Fernando Vouga disse...

Caro João Soares

Começo por lhe pedir desculpa pela insistência...
Concordando na generalidade com a carta aqui apresentada, tenho dificuldade em aceitar, mais uma vez, a tese do juramento. Tudo porque essa referência desvia a atenção do essencial, cheira a penacho e tira força ao texto.
Hoje em dia já ninguém dá qualquer relevo a tal procedimento que, num mundo laico, não passa de uma mera formalidade sem qualquer sentido.
Por um lado, não são só os militares que juram. Jura o PR, membros do Governo, etc.. Mas tal não lhes altera os comportamentos, como se tem verificado.
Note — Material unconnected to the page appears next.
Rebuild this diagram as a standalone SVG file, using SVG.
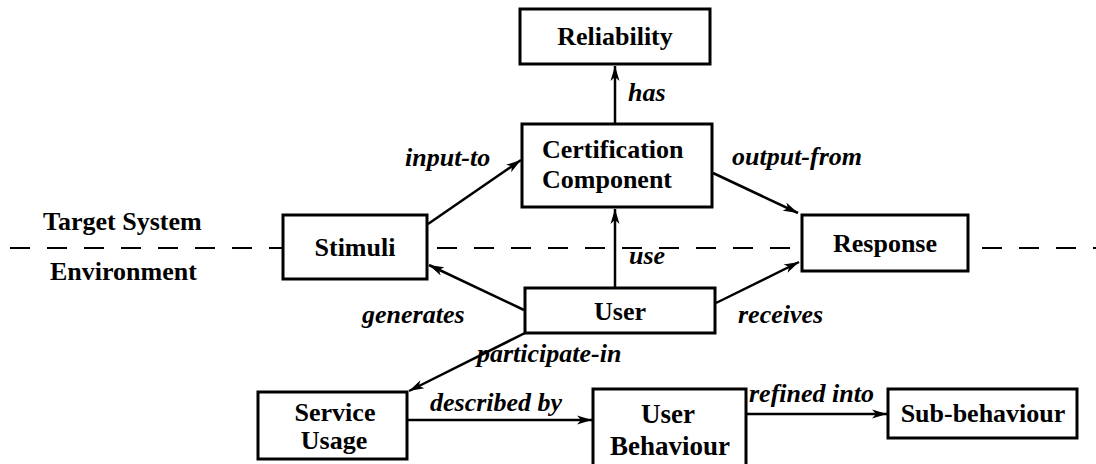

Faltam ao juramento sempre que lhes aprouver. Por outro lado, cria, na cabeça do cidadão comum, a ideia de que quem não jurar não é obrigado a "dar o litro", digamos assim.
Acabe-se com tal aberração e esclareça-se toda a gente, a começar por cima, que todos somos obrigados, sem excepções, a cumprir fielmente as nossas funções as quais, se tiverem a ver com a defesa da Pátria podem implicar o risco da própria vida.

A. João Soares disse...

Caro Vouga,

Estou totalmente de acordo e permito-me colocar aqui em destaque a frase final do seu texto.

esclareça-se toda a gente, a começar por cima, que todos somos obrigados, sem excepções, a cumprir fielmente as nossas funções as quais, se tiverem a ver com a defesa da Pátria podem implicar o risco da própria vida.

A educação desde criança devia sublimar o culto da excelência, fazer bem cada coisa que se faz. À medida que o ensino e a sociedade exigir de cada um a perfeição dos seus actos haverá mais segurança, menos acidentes e mais eficiência na actividade de cada um em qualquer lugar ou função. Mas hoje não há consciência do dever, há apenas exigência de direitos.